Its rationale stemmed from the decline which had set in the nation’s textile industry. By launching the Friday Wear, Ghanaians will be prompted to patronize the local fabrics which will directly boost production of the textile industries while the dressmaking business will become more buoyant and lucrative.
As the name implies, the Friday Wear is a national fashion show for Government Ministries, Department and Agencies, wearing only dresses made from local fabrics on every Friday of the week. It was expected that the craze will spill over to business establishments in the private sector, where the management and staff would take up the cue. The launching of the Friday wear programme was marked with an exhibition of the colourful fabrics and modeling of dress designs by the organizers. There was glamour and flair in the full glare of the audience at the occasion. High sentiments were expressed in the various speeches to whip up enthusiasm and interest.

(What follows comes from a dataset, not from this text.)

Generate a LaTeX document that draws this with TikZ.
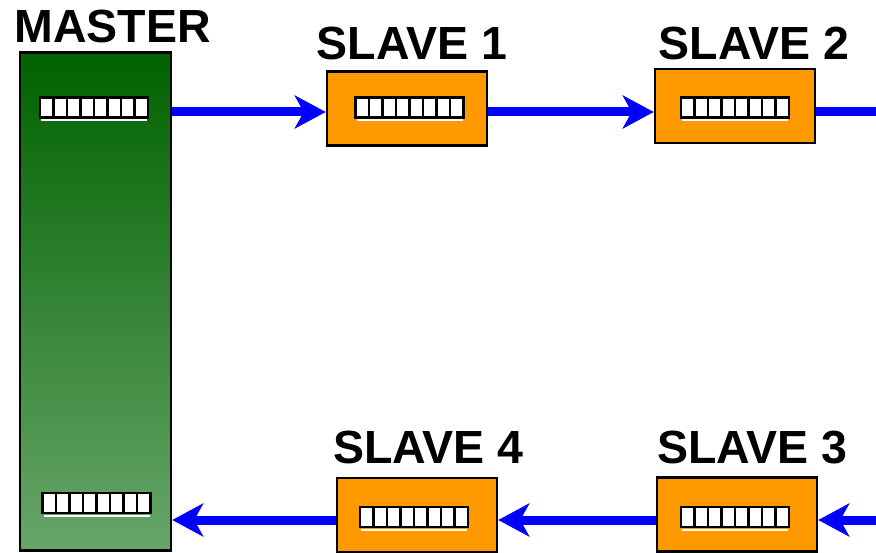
\documentclass[tikz,border=0pt]{standalone}
\usepackage{fontspec}
\setmainfont{Liberation Sans}
\usetikzlibrary{arrows.meta}
\definecolor{busblue}{RGB}{0,0,255}
\definecolor{slaveorange}{RGB}{255,153,0}
\definecolor{masterdark}{RGB}{0,98,0}
\definecolor{masterlight}{RGB}{104,166,106}
\begin{document}
\begin{tikzpicture}[x=1pt,y=-1pt,
  box/.style={draw=black,line width=2.5pt,rectangle,inner sep=0pt},
  slavebox/.style={box,fill=slaveorange,minimum width=160pt,minimum height=74pt},
  title/.style={font=\fontsize{46.5}{50}\selectfont\bfseries,anchor=base,inner sep=0pt},
  flow/.style={draw=busblue,line width=9pt,-{Stealth[length=31pt,width=33pt,inset=9pt]}},
  bus/.style={draw=busblue,line width=9pt},
  reg/.pic={
    \draw[white,line width=2pt] (-53,12.5) -- (53,12.5);
    \draw[fill=white,line width=2.4pt] (-54,-10) rectangle (54,10);
    \foreach \i in {1,...,7} \draw[line width=2.2pt] (-54+\i*13.5,-10) -- ++(0,20);
  }]
\useasboundingbox (0,0) rectangle (876,553);

% master board with its two ports
\node[box,minimum width=151pt,minimum height=498pt,
      top color=masterdark,bottom color=masterlight] (master) at (95.5,301.5) {};
\pic at (94,107.5) {reg};
\pic at (96.5,503) {reg};

% slave boards
\node[slavebox] (s1) at (407,108.5) {};
\node[slavebox] (s2) at (735,106) {};
\node[slavebox] (s3) at (737,514.5) {};
\node[slavebox] (s4) at (417,515) {};
\pic at (409.5,107.5) {reg};
\pic at (735,107.5) {reg};
\pic at (735,517) {reg};
\pic at (414,517) {reg};

% titles
\node[title] (tm) at (112.5,43) {MASTER};
\node[title] (t1) at (412,60) {SLAVE 1};
\node[title] (t2) at (754,60) {SLAVE 2};
\node[title] (t3) at (752.5,463) {SLAVE 3};
\node[title] (t4) at (428.5,463) {SLAVE 4};

% ring bus
\coordinate (busTop) at (0,112);
\coordinate (busBot) at (0,520);
\coordinate (topEnd) at (876,112);
\coordinate (botStart) at (876,520);
\draw[flow] (master.east |- busTop) -- (s1.west |- busTop);
\draw[flow] (s1.east |- busTop) -- (s2.west |- busTop);
\draw[bus] (s2.east |- busTop) -- (topEnd);
\draw[flow] (botStart) -- (s3.east |- busBot);
\draw[flow] (s3.west |- busBot) -- (s4.east |- busBot);
\draw[flow] (s4.west |- busBot) -- (master.east |- busBot);
\end{tikzpicture}
\end{document}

At the end of the day, there was a high expectation of positive response. All government officials and staff from top to bottom would begin to put on the special Friday Wear to work and sooner than later the fashion would be a craze that will extend beyond Friday and ultimately be the common every day office wear.
Yes, there were signs of it in the offices of government ministries, departments and agencies, as many of the officials and staff dressed in the Friday wear instead of the heavy suits and jackets, fanciful skirts and blouses. They looked gay and smart.
However, after sometime the trend waned with everybody going back to the old order of wearing foreign dresses to work. In other words, the suits, jackets, skirts and blouses are in vogue.
What does the laxity in the Friday Wear reflect? Obviously, it portrays the weakness or failure on our part to implement policies, programmes and projects that take time, energy and resources to plan. The end result is the slow pace of our socio-economic growth and development.
At 50years of independence, Ghana lags behind in the economic race with countries that won freedom late in the years. The relevant comparison is Malaysia which is rated among the economic tigers of the world, having attained giant economic strides in a relatively short period of time after independence.
Perhaps this situation is a clear manifestation of irony of life expressed in the biblical saying that “the first shall be the last and the last shall be first”.
Be that as it may there is a way out of this quagmire, so to speak. Notably, the things that we plan to do most be done right and in time in order to accelerate the process of our socio-economic growth and development.
Clearly, the Friday wear idea is laudable, designed as it were, to promote the local industry and dressmaking business. Efforts should therefore be made to implement it to its logical conclusion.